I have worked on projects with organic farms in the Northeast, including bought and split shares in CSAs here, and I can say for sure that the way my grandma and her neighbors leveraged their individual veggie yield engendered community in a more organic, efficient and a less commercially-administered way than CSAs.
Too many CSAs find recent immigrants bringing precious agriculture skills to bear through hard work on plots of land, with low pay, for distribution primarily to shareholders who can afford the premium for CSA produce.
I can say for definite certain that my grandma and her neighbors' practice of growing what interested them, almost always including some items their neighbors did not grow, then trading their produce with each other, engendered true community in a way that CSAs do not.
But this is not to say Long Live the CSA. My own family history is too complicated for that simple view.
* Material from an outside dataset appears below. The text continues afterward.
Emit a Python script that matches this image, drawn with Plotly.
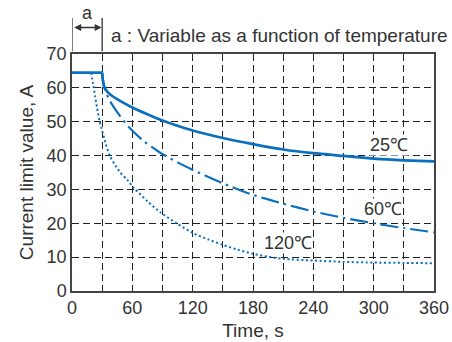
import plotly.graph_objects as go

# initial constant segment shared by all curves
t_flat = [0, 30]
v_flat = [64.5, 64.5]

# 25 °C
t25 = [30, 30.6, 32.5, 36, 40, 50, 60, 75, 88, 105, 120, 150, 180, 210, 240, 270, 300, 330, 360]
v25 = [64.5, 62.5, 60.0, 58.6, 57.6, 55.8, 54.2, 52.2, 50.6, 48.8, 47.4, 45.2, 43.4, 41.8, 40.7, 39.9, 39.1, 38.6, 38.3]

# 60 °C
t60 = [30, 31.5, 34, 38, 48, 56, 70, 80, 90, 105, 120, 150, 180, 210, 240, 270, 300, 330, 360]
v60 = [64.5, 61.0, 58.5, 56.0, 51.6, 48.6, 44.6, 42.4, 40.4, 38.0, 35.8, 31.8, 28.4, 25.8, 23.5, 21.6, 20.0, 18.6, 17.3]

# 120 °C
t120 = [19, 21, 23, 25, 27.5, 30, 33, 37.5, 42, 48, 55, 62, 75, 88, 104, 121, 135, 150, 165, 180, 195, 210, 240, 270, 300, 330, 360]
v120 = [64.5, 61.0, 57.5, 54.0, 50.0, 47.3, 44.0, 40.0, 37.6, 35.0, 32.8, 30.3, 26.5, 23.2, 20.0, 17.0, 15.3, 13.6, 12.2, 11.0, 10.1, 9.5, 9.0, 8.6, 8.4, 8.3, 8.2]

x_ticks = [0, 60, 120, 180, 240, 300, 360]
x_minor = [30, 90, 150, 210, 270, 330]
y_ticks = [0, 10, 20, 30, 40, 50, 60, 70]

labels = ["25℃", "60℃", "120℃"]
label_pos = [(315.5, 43.0), (309, 24.3), (215, 14.2)]

blue = "#0a6fbf"
font = "Liberation Sans, Arial, sans-serif"
grey = "#333333"

fig = go.Figure()
fig.add_trace(go.Scatter(x=t120, y=v120, mode="lines",
                         line=dict(color=blue, width=2, dash="2px,2.6px", shape="spline", smoothing=0.6)))
fig.add_trace(go.Scatter(x=t60, y=v60, mode="lines",
                         line=dict(color=blue, width=2.1, dash="18px,5px,2.5px,5px", shape="spline", smoothing=0.6)))
fig.add_trace(go.Scatter(x=t25, y=v25, mode="lines",
                         line=dict(color=blue, width=2.7, shape="spline", smoothing=0.6)))
fig.add_trace(go.Scatter(x=t_flat, y=v_flat, mode="lines", line=dict(color=blue, width=2.7)))

annotations = []
for txt, (xx, yy) in zip(labels, label_pos):
    annotations.append(dict(x=xx, y=yy, xref="x", yref="y", text=txt, showarrow=False,
                            xanchor="center", yanchor="middle",
                            font=dict(family=font, size=18, color=grey), bgcolor="white", borderpad=0))

annotations.append(dict(x=15, y=1.175, xref="x", yref="paper", text="a", showarrow=False,
                        xanchor="center", yanchor="middle",
                        font=dict(family=font, size=18, color=grey)))
annotations.append(dict(x=37, y=1.08, xref="x", yref="paper", text="a : Variable as a function of temperature",
                        showarrow=False, xanchor="left", yanchor="middle",
                        font=dict(family=font, size=19, color=grey)))
annotations.append(dict(x=29.5, y=1.112, xref="x", yref="paper", ax=-29, ay=0, axref="pixel", ayref="pixel",
                        text="", showarrow=True, arrowhead=2, startarrowhead=2, arrowside="end+start",
                        arrowsize=1, arrowwidth=1.4, arrowcolor=grey, standoff=0, startstandoff=0))

shapes = []
for xv in [0, 30]:
    shapes.append(dict(type="line", xref="x", yref="paper", x0=xv, x1=xv, y0=1.012, y1=1.152,
                       line=dict(color=grey, width=1.3)))

fig.update_layout(
    width=452, height=342,
    margin=dict(l=72, r=18, t=54, b=51),
    paper_bgcolor="white", plot_bgcolor="white",
    showlegend=False,
    annotations=annotations,
    shapes=shapes,
    font=dict(family=font, size=18, color=grey),
)
fig.update_xaxes(range=[0, 360], tickvals=x_ticks, showgrid=True, gridcolor="#222", griddash="7px,4px",
                 gridwidth=1, zeroline=False, showline=True, linecolor="#444", linewidth=1.5,
                 mirror=True, ticks="", automargin=False,
                 title=dict(text="Time, s", font=dict(size=19), standoff=6),
                 tickfont=dict(size=18),
                 minor=dict(tickvals=x_minor, showgrid=True, gridcolor="#222", griddash="7px,4px", gridwidth=1))
fig.update_yaxes(range=[0, 70], tickvals=y_ticks, showgrid=True, gridcolor="#222", griddash="7px,4px",
                 gridwidth=1, zeroline=False, showline=True, linecolor="#444", linewidth=1.5,
                 mirror=True, ticks="", automargin=False,
                 title=dict(text="Current limit value, A", font=dict(size=19), standoff=8),
                 tickfont=dict(size=18))

fig.write_html("out.html")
But I do take pride when I see how my old granny and her neighbors did something CSA-like in a way that most sustainability gurus can't see through the forest of their trees.
She is the past. They are the future. Like that.
Since I can't post comments on the original post, I will mention them here. I think some of what Tusa wants is a bit of middle class wishful thinking. I got a lot, and I mean a LOT, of this same rhetoric in the workshops at South Mississippi. "Write what you know. Not this meth-head, pickup driving stuff. Write what you know!" they yelled and yelled at me. Sad news, then and now, friends, THAT is what I know.
Could Southern Literature use a good kick in the pants? Maybe so. But, Daniel Woodrell is doing fine work up there in the Ozarks, stereotypes or no. Tom Franklin's new Crooked Letter is a good entry, as are both of John Brandon's offerings thus far.
But, the simple truth is, meth-heads and pickups remain what a great many of us (those of us with calluses on our hands) know. Do I wish I knew other things? Sure. I wish I knew nice, fat lives growing up in the suburbs with a two-car garage and a whitecoller dad. But, then I probably wouldn't be a writer.